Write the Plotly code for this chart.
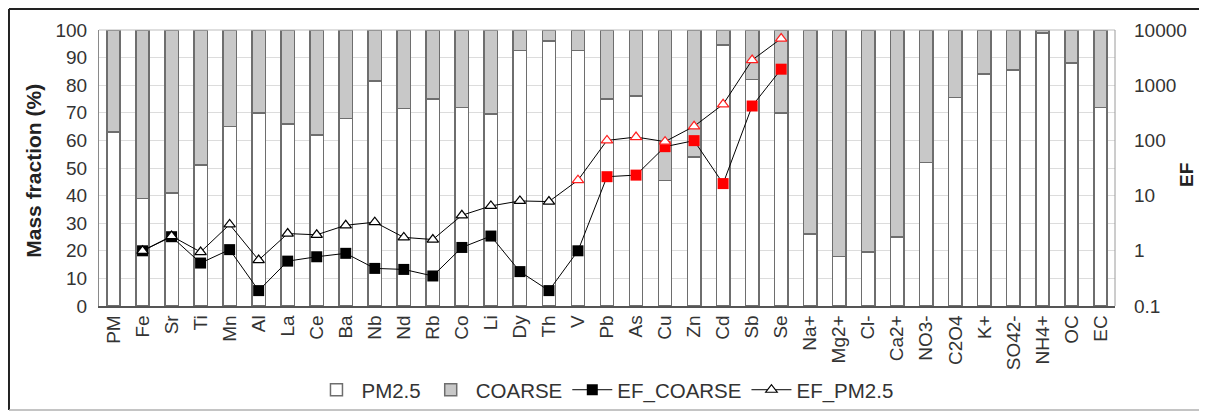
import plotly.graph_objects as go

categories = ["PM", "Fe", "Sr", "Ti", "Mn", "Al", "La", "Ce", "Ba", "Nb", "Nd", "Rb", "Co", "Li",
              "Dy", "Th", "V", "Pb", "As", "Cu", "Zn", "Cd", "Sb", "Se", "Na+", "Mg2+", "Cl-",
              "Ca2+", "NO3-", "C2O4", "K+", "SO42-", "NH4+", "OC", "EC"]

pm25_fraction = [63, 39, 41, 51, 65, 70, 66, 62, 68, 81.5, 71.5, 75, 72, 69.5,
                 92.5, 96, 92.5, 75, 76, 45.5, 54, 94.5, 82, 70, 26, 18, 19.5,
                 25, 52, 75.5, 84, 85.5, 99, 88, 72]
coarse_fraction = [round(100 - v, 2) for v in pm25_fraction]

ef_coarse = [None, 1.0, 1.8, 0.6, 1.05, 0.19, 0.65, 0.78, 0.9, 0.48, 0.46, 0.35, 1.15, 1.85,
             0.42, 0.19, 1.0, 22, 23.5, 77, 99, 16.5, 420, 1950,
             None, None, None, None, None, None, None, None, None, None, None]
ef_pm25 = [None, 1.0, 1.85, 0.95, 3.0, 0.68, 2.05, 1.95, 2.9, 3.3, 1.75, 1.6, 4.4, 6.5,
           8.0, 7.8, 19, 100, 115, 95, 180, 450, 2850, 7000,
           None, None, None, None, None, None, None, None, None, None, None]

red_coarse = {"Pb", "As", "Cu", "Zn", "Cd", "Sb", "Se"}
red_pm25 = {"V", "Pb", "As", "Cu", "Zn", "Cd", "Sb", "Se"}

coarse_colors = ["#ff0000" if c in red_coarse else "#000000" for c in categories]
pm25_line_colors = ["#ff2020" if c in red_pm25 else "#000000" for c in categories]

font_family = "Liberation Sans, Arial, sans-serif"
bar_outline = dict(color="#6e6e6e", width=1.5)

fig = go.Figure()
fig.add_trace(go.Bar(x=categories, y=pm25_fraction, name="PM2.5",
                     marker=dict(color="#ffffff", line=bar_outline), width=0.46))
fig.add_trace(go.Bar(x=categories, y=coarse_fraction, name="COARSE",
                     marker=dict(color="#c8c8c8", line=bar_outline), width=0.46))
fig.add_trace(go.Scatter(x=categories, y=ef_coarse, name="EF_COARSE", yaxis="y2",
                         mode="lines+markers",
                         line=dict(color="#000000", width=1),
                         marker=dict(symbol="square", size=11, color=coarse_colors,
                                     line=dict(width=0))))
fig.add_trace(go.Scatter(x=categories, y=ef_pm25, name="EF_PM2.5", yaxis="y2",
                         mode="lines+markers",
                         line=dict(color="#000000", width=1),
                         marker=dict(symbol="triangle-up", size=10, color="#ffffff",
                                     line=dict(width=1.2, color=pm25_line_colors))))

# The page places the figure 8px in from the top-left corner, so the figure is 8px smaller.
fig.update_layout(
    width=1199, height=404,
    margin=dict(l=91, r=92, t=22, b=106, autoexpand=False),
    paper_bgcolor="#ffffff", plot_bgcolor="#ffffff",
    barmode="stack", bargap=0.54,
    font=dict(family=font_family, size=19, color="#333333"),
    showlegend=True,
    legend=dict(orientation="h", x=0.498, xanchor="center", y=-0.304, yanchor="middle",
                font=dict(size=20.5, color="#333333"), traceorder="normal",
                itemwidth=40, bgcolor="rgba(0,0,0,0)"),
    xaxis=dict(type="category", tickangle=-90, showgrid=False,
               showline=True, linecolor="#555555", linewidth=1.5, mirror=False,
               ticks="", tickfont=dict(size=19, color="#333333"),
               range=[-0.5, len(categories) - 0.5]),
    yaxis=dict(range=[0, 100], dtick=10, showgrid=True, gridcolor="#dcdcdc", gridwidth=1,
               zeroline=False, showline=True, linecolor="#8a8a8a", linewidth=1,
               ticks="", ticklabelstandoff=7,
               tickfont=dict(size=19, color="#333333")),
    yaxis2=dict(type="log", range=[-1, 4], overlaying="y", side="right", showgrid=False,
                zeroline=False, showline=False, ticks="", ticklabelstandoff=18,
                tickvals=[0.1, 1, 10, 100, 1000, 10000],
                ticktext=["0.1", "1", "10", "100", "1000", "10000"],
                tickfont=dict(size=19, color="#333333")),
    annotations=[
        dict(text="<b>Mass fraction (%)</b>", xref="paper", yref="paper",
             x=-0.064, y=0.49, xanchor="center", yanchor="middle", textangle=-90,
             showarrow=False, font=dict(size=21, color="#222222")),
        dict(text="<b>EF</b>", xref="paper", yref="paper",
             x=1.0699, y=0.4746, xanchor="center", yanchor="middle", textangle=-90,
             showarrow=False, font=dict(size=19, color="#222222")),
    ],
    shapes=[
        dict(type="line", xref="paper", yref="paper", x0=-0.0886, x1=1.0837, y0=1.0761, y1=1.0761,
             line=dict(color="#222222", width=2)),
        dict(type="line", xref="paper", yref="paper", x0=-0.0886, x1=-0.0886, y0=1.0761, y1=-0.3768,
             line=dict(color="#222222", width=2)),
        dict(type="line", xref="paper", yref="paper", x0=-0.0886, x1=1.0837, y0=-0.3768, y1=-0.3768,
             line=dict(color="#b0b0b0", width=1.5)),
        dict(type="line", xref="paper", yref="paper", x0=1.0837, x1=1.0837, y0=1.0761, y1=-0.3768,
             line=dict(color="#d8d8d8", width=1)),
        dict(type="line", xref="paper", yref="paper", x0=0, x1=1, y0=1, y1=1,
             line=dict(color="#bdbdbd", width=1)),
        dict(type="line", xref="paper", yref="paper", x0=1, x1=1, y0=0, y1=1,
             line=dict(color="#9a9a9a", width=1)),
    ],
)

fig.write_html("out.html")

= What you need to do =
Give again, exactly, the lines from the start of the data through the one holding "coarse_fraction = [round(100"; omit the pictures.

= The result =
Write the Plotly code for this chart.
import plotly.graph_objects as go

categories = ["PM", "Fe", "Sr", "Ti", "Mn", "Al", "La", "Ce", "Ba", "Nb", "Nd", "Rb", "Co", "Li",
              "Dy", "Th", "V", "Pb", "As", "Cu", "Zn", "Cd", "Sb", "Se", "Na+", "Mg2+", "Cl-",
              "Ca2+", "NO3-", "C2O4", "K+", "SO42-", "NH4+", "OC", "EC"]

pm25_fraction = [63, 39, 41, 51, 65, 70, 66, 62, 68, 81.5, 71.5, 75, 72, 69.5,
                 92.5, 96, 92.5, 75, 76, 45.5, 54, 94.5, 82, 70, 26, 18, 19.5,
                 25, 52, 75.5, 84, 85.5, 99, 88, 72]
coarse_fraction = [round(100 - v, 2) for v in pm25_fraction]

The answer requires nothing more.